Barr confidently pointed to his own barrier as having “reduced violence and made it easier to interdict the aliens crossing” within a matter of weeks, a belief he clung to even years after the fence failed to meaningfully reduce the number of undocumented immigrants who successfully entered California from Mexico.
“Good steps were taken, and the Bush administration was getting a lot more control over it, including putting up the fences,” Barr told the University of Virginia’s Miller Center in an expansive 2001 interview about his tenure at the Department of Justice, in which he defended the fences as having “cut down substantially on immigration.”
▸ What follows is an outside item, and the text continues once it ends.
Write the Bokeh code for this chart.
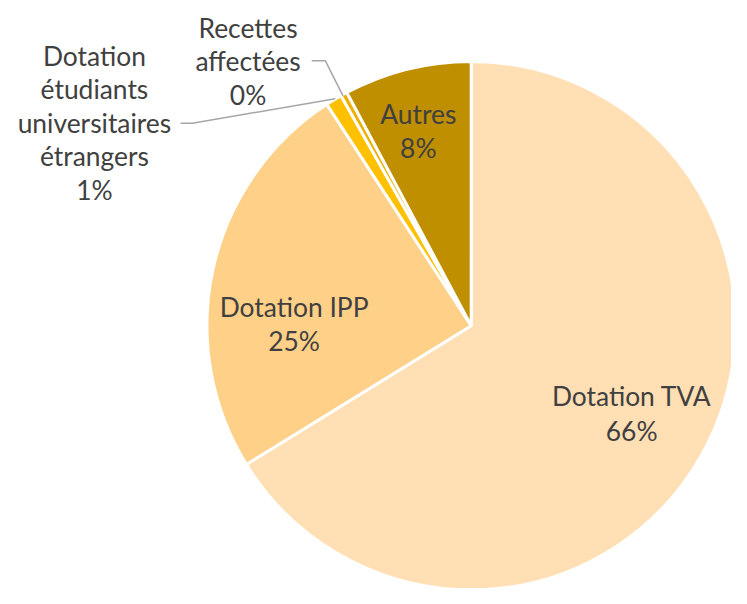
import math
from bokeh.plotting import figure
from bokeh.models import Range1d, ColumnDataSource
from bokeh.core.properties import value
from bokeh.embed import file_html
from bokeh.resources import INLINE

# ---- data ----
categories = ["Dotation TVA", "Dotation IPP",
              "Dotation étudiants universitaires étrangers",
              "Recettes affectées", "Autres"]
shares = [66.2, 24.6, 1.0, 0.4, 7.8]
colors = ["#FFDFB3", "#FFD088", "#FFC000", "#EDB000", "#BF8F00"]
pct_labels = [f"{round(s)}%" for s in shares]

W, H = 731, 588
REF_W, REF_H = 747, 604
S = W / REF_W

def Y(py):
    return REF_H - py

p = figure(width=W, height=H, output_backend="svg", toolbar_location=None,
           x_range=Range1d(0, REF_W), y_range=Range1d(0, REF_H),
           min_border=0)
p.axis.visible = False
p.grid.visible = False
p.outline_line_color = None
p.background_fill_color = "white"

total = sum(shares)
starts, ends = [], []
cum = 0.0
for s in shares:
    starts.append(math.pi / 2 - 2 * math.pi * cum / total)
    cum += s
    ends.append(math.pi / 2 - 2 * math.pi * cum / total)

cx, cy, R = 481, Y(334), 270
src = ColumnDataSource(dict(start=starts, end=ends, color=colors, cat=categories))
p.wedge(x=cx, y=cy, radius=R, start_angle="start", end_angle="end",
        direction="clock", fill_color="color", line_color="white", line_width=3,
        source=src)

# leader lines
p.line(x=[318, 332, 350], y=[Y(62), Y(62), Y(98)], line_color="#A6A6A6", line_width=1.5)
p.line(x=[184, 196, 342], y=[Y(126), Y(126), Y(101)], line_color="#A6A6A6", line_width=1.5)

font = value("Lato")
tcol = "#404040"
fs = f"{27 * S:.1f}px"

labels = [
    (645, [406, 442], ["Dotation TVA", pct_labels[0]]),
    (300, [315, 350], ["Dotation IPP", pct_labels[1]]),
    (96, [57, 91, 126, 160, 195], ["Dotation", "étudiants", "universitaires", "étrangers", pct_labels[2]]),
    (253, [28, 62, 97], ["Recettes", "affectées", pct_labels[3]]),
    (427, [117, 152], ["Autres", pct_labels[4]]),
]
xs, ys, ts = [], [], []
for x, yl, tl in labels:
    for yy, tt in zip(yl, tl):
        xs.append(x); ys.append(Y(yy)); ts.append(tt)
p.text(x=xs, y=ys, text=ts, text_font=font, text_font_size=fs, text_color=tcol,
       text_align="center", text_baseline="alphabetic")

open("out.html", "w").write(file_html(p, INLINE))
“I devoted a lot of effort and energy to doing our best to shut down the border in California,” Barr said of his time overseeing Immigration and Naturalization Services, the government agency later succeeded by Citizenship and Immigration Services, Immigration and Customs Enforcement, and Customs and Border Protection. “We kept on pushing them further west, and then eventually you get them going over long stretches of open ground, and once you get them out of the cities…”
But the assertion that Barr’s border fence succeeded in stemming migration into the United States from Mexico, Cornelius said, did not bear out in subsequent field studies of the region, which revealed that roughly 90 percent of undocumented migrants hoping to gain entry into the country succeeded in entering the United States on their most recent trip to the border.
If confirmed as the new attorney general, Cornelius said, “we can expect Mr. Barr to be one of the undaunted cheerleaders for Trump’s approach to immigration policy. If he and his colleagues are successful, taxpayers will once again be stiffed.”
A spokesperson for the Department of Justice declined to comment on whether Barr learned any lessons from the 1992 fence’s failure, but by all indications, the Trump administration views Barr’s supervision of the fence fiasco as a positive.
“He’s an outstanding man,” Trump told law enforcement officials in early December, hours after officially naming Barr as the nominee to succeed the beleaguered Jeff Sessions as attorney general. “During his tenure, he demonstrated an unwavering adherence to the rule of law... There is no one more capable or more qualified for this role.”